McIlroy can do this again. That’s what you must realize. Perhaps, he can do it again here more than once.

Put this bee in your bonnet 12 months out: Nobody’s won the Masters three years in a row.

Before the tournament, McIlroy said that, of the four majors, he thought he was best suited to win the Masters again at some point in his career.

Who knew he meant this year?

“I can’t believe I waited 17 years to get one green jacket,” McIlroy said from Butler Cabin, “and I get two in a row.”

He spoke early this week as if the pressure was less intense in this repeat bid than throughout the first triumph, when he successfully exorcised the demons that tormented him in 2011 and ’18. If he’d squandered another lead in 2025, the Augusta choker label would’ve gotten firmly affixed to him.

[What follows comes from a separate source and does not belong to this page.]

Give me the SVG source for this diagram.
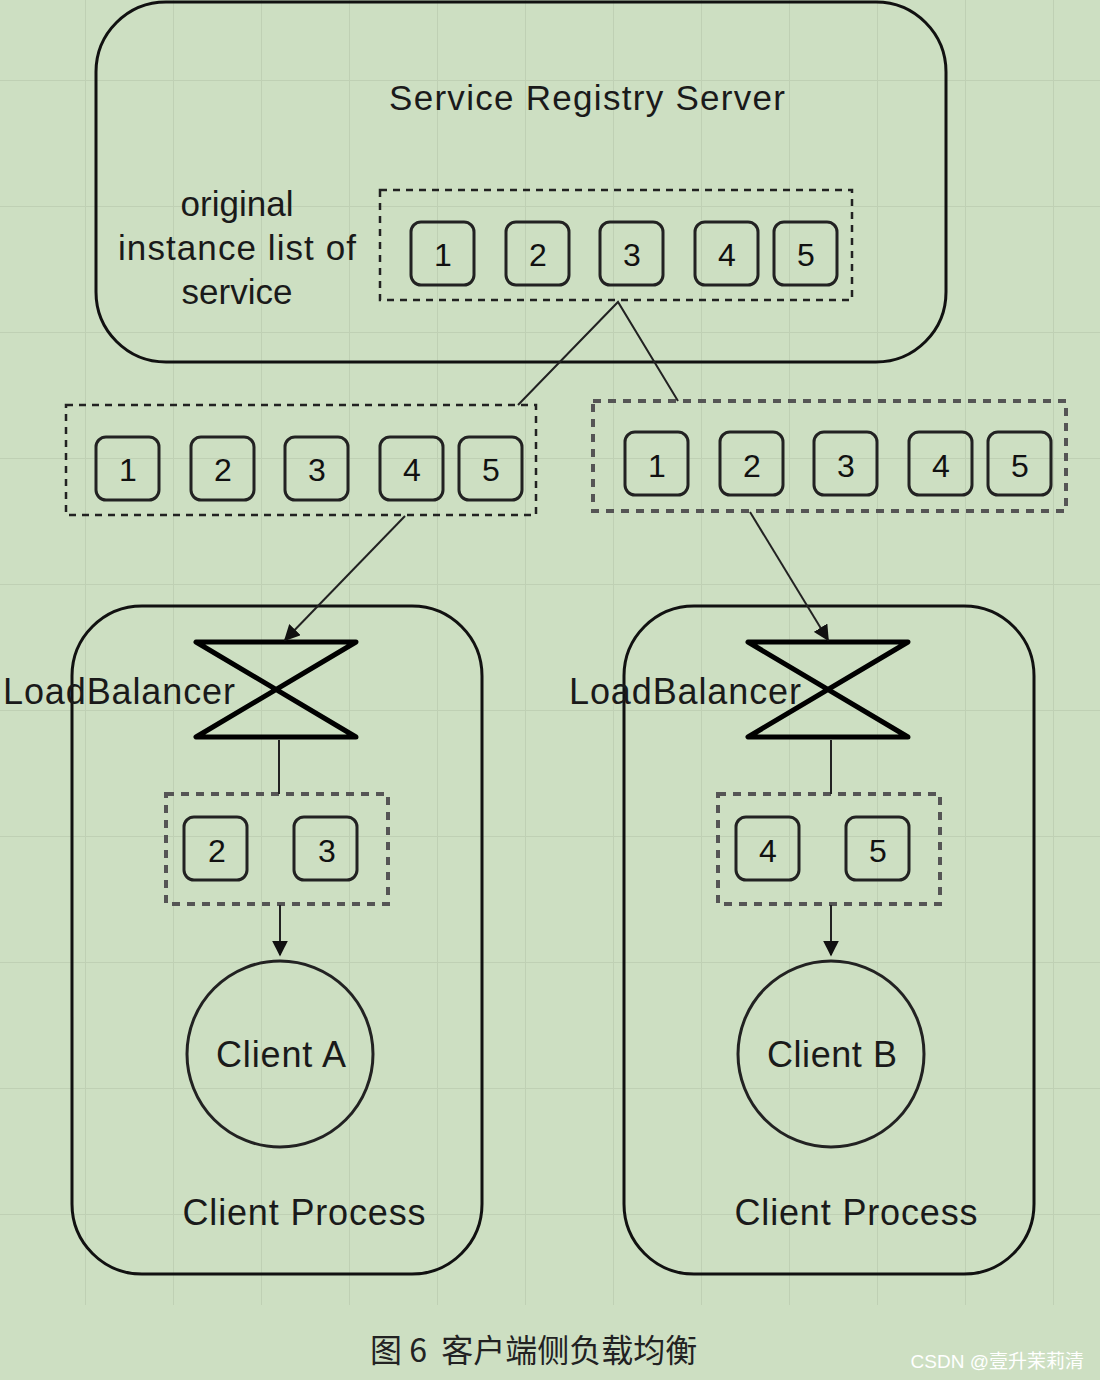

No matter what happened this week, “I know I can go to the champions locker room, put my green jacket on and have a Coke Zero at the end of the day,” McIlroy said, days before the tournament started.

He probably meant that, too, but the pressure revived in the final two rounds, and he survived it. The 38 Regular must feel great on his shoulders as a two-time victor. The post-round beverage must taste so sweet, even if that beverage is something stronger than a Coke Zero.

“I’ll probably have a sore head flying back to Florida tomorrow morning,” he quipped.

Bottoms up, and toast to this: Nobody can dispute McIlroy is a master of the Masters and forever a legend of golf.